TASK STATEMENT
Return the material exactly as supplied, apart from the pictures, which are omitted.

INPUT DATA
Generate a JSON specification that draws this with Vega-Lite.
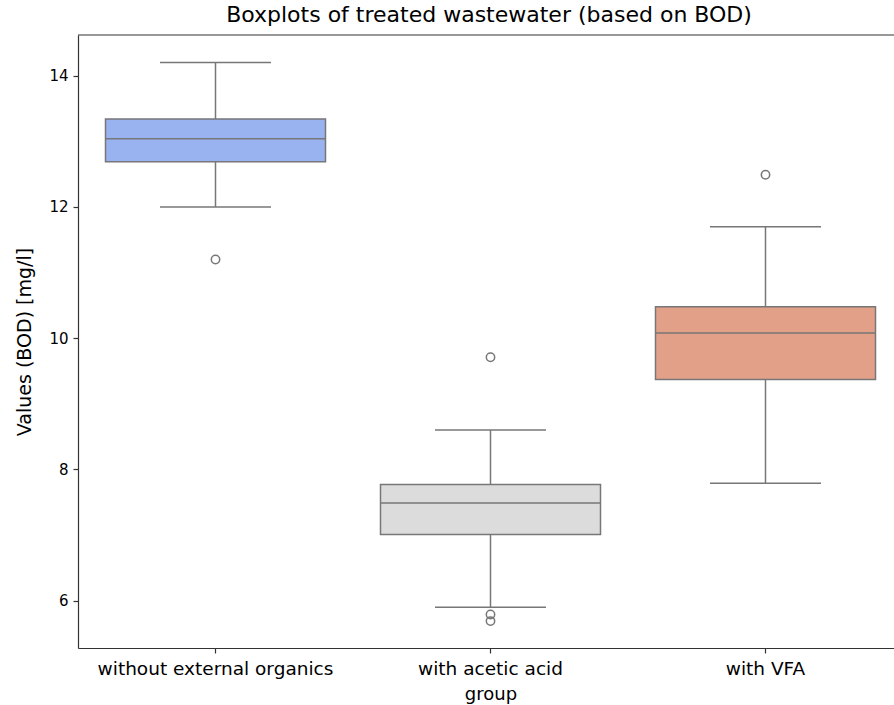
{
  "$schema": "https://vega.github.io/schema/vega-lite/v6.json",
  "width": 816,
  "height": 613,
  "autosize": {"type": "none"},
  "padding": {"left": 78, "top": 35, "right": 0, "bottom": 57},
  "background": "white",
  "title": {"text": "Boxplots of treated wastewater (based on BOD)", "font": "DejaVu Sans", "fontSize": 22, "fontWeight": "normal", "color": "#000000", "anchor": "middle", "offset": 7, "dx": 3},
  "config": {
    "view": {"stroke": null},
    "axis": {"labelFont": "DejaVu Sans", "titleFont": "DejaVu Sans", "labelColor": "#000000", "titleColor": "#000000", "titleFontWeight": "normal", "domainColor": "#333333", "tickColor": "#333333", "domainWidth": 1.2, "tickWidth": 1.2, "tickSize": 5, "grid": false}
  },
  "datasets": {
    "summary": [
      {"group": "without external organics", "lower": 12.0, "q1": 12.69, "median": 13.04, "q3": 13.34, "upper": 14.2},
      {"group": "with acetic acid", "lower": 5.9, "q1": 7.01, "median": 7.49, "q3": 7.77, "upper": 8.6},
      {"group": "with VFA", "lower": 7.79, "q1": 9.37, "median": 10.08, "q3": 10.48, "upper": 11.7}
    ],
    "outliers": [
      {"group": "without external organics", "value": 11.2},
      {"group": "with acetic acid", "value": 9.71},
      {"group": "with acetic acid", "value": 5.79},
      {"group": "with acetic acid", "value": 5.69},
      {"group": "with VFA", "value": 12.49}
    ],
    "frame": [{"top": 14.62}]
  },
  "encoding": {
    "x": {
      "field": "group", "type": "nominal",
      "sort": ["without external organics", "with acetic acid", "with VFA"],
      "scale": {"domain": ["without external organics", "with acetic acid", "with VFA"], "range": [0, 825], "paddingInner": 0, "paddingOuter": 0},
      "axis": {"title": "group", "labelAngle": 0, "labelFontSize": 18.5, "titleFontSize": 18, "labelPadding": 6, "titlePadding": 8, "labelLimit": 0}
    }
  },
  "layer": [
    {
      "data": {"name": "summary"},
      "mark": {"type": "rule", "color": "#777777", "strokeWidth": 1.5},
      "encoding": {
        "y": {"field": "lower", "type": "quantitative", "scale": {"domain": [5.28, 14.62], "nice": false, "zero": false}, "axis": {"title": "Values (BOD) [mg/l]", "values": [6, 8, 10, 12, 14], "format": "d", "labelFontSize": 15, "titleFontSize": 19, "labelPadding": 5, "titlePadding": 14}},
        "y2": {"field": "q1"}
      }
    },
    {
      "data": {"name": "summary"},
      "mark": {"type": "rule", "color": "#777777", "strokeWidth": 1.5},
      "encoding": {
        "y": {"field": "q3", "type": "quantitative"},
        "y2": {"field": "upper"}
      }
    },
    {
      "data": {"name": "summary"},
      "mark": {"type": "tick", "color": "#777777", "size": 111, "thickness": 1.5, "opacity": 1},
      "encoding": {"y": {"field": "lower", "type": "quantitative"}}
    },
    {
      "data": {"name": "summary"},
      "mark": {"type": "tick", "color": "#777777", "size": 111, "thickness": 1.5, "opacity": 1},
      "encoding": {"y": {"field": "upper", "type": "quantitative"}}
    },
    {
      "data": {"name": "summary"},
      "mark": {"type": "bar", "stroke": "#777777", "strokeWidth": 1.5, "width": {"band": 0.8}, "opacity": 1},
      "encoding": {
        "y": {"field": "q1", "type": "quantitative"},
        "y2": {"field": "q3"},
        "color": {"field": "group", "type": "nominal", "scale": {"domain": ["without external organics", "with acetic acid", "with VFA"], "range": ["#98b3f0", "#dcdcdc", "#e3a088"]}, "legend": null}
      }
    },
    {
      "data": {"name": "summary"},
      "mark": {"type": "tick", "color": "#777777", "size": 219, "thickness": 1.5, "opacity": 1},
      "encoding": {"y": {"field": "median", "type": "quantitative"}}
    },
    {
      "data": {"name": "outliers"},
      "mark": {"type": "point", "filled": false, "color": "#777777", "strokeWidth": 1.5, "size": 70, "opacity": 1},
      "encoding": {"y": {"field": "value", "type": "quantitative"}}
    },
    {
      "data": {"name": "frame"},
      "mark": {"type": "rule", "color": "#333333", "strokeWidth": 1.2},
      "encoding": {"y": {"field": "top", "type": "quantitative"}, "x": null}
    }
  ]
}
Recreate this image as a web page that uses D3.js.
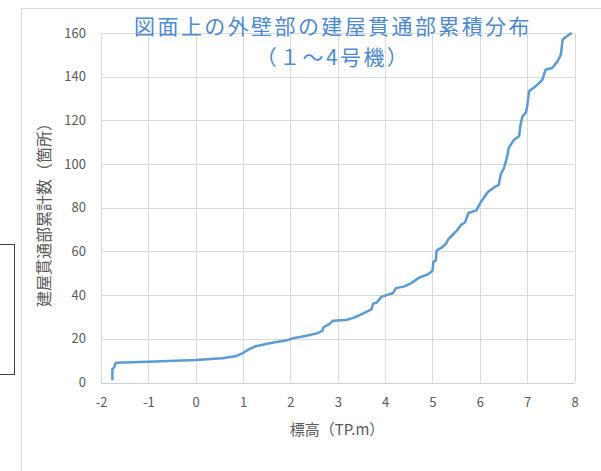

OUTPUT FOR THIS TASK
Generate a JSON specification that draws this with Vega-Lite.
{
  "$schema": "https://vega.github.io/schema/vega-lite/v6.json",
  "width": 816,
  "height": 613,
  "autosize": {"type": "none"},
  "padding": {"left": 78, "top": 35, "right": 0, "bottom": 57},
  "background": "white",
  "title": {"text": "Boxplots of treated wastewater (based on BOD)", "font": "DejaVu Sans", "fontSize": 22, "fontWeight": "normal", "color": "#000000", "anchor": "middle", "offset": 7, "dx": 3},
  "config": {
    "view": {"stroke": null},
    "axis": {"labelFont": "DejaVu Sans", "titleFont": "DejaVu Sans", "labelColor": "#000000", "titleColor": "#000000", "titleFontWeight": "normal", "domainColor": "#333333", "tickColor": "#333333", "domainWidth": 1.2, "tickWidth": 1.2, "tickSize": 5, "grid": false}
  },
  "datasets": {
    "summary": [
      {"group": "without external organics", "lower": 12.0, "q1": 12.69, "median": 13.04, "q3": 13.34, "upper": 14.2},
      {"group": "with acetic acid", "lower": 5.9, "q1": 7.01, "median": 7.49, "q3": 7.77, "upper": 8.6},
      {"group": "with VFA", "lower": 7.79, "q1": 9.37, "median": 10.08, "q3": 10.48, "upper": 11.7}
    ],
    "outliers": [
      {"group": "without external organics", "value": 11.2},
      {"group": "with acetic acid", "value": 9.71},
      {"group": "with acetic acid", "value": 5.79},
      {"group": "with acetic acid", "value": 5.69},
      {"group": "with VFA", "value": 12.49}
    ],
    "frame": [{"top": 14.62}]
  },
  "encoding": {
    "x": {
      "field": "group", "type": "nominal",
      "sort": ["without external organics", "with acetic acid", "with VFA"],
      "scale": {"domain": ["without external organics", "with acetic acid", "with VFA"], "range": [0, 825], "paddingInner": 0, "paddingOuter": 0},
      "axis": {"title": "group", "labelAngle": 0, "labelFontSize": 18.5, "titleFontSize": 18, "labelPadding": 6, "titlePadding": 8, "labelLimit": 0}
    }
  },
  "layer": [
    {
      "data": {"name": "summary"},
      "mark": {"type": "rule", "color": "#777777", "strokeWidth": 1.5},
      "encoding": {
        "y": {"field": "lower", "type": "quantitative", "scale": {"domain": [5.28, 14.62], "nice": false, "zero": false}, "axis": {"title": "Values (BOD) [mg/l]", "values": [6, 8, 10, 12, 14], "format": "d", "labelFontSize": 15, "titleFontSize": 19, "labelPadding": 5, "titlePadding": 14}},
        "y2": {"field": "q1"}
      }
    },
    {
      "data": {"name": "summary"},
      "mark": {"type": "rule", "color": "#777777", "strokeWidth": 1.5},
      "encoding": {
        "y": {"field": "q3", "type": "quantitative"},
        "y2": {"field": "upper"}
      }
    },
    {
      "data": {"name": "summary"},
      "mark": {"type": "tick", "color": "#777777", "size": 111, "thickness": 1.5, "opacity": 1},
      "encoding": {"y": {"field": "lower", "type": "quantitative"}}
    },
    {
      "data": {"name": "summary"},
      "mark": {"type": "tick", "color": "#777777", "size": 111, "thickness": 1.5, "opacity": 1},
      "encoding": {"y": {"field": "upper", "type": "quantitative"}}
    },
    {
      "data": {"name": "summary"},
      "mark": {"type": "bar", "stroke": "#777777", "strokeWidth": 1.5, "width": {"band": 0.8}, "opacity": 1},
      "encoding": {
        "y": {"field": "q1", "type": "quantitative"},
        "y2": {"field": "q3"},
        "color": {"field": "group", "type": "nominal", "scale": {"domain": ["without external organics", "with acetic acid", "with VFA"], "range": ["#98b3f0", "#dcdcdc", "#e3a088"]}, "legend": null}
      }
    },
    {
      "data": {"name": "summary"},
      "mark": {"type": "tick", "color": "#777777", "size": 219, "thickness": 1.5, "opacity": 1},
      "encoding": {"y": {"field": "median", "type": "quantitative"}}
    },
    {
      "data": {"name": "outliers"},
      "mark": {"type": "point", "filled": false, "color": "#777777", "strokeWidth": 1.5, "size": 70, "opacity": 1},
      "encoding": {"y": {"field": "value", "type": "quantitative"}}
    },
    {
      "data": {"name": "frame"},
      "mark": {"type": "rule", "color": "#333333", "strokeWidth": 1.2},
      "encoding": {"y": {"field": "top", "type": "quantitative"}, "x": null}
    }
  ]
}
Recreate this image as a web page that uses D3.js.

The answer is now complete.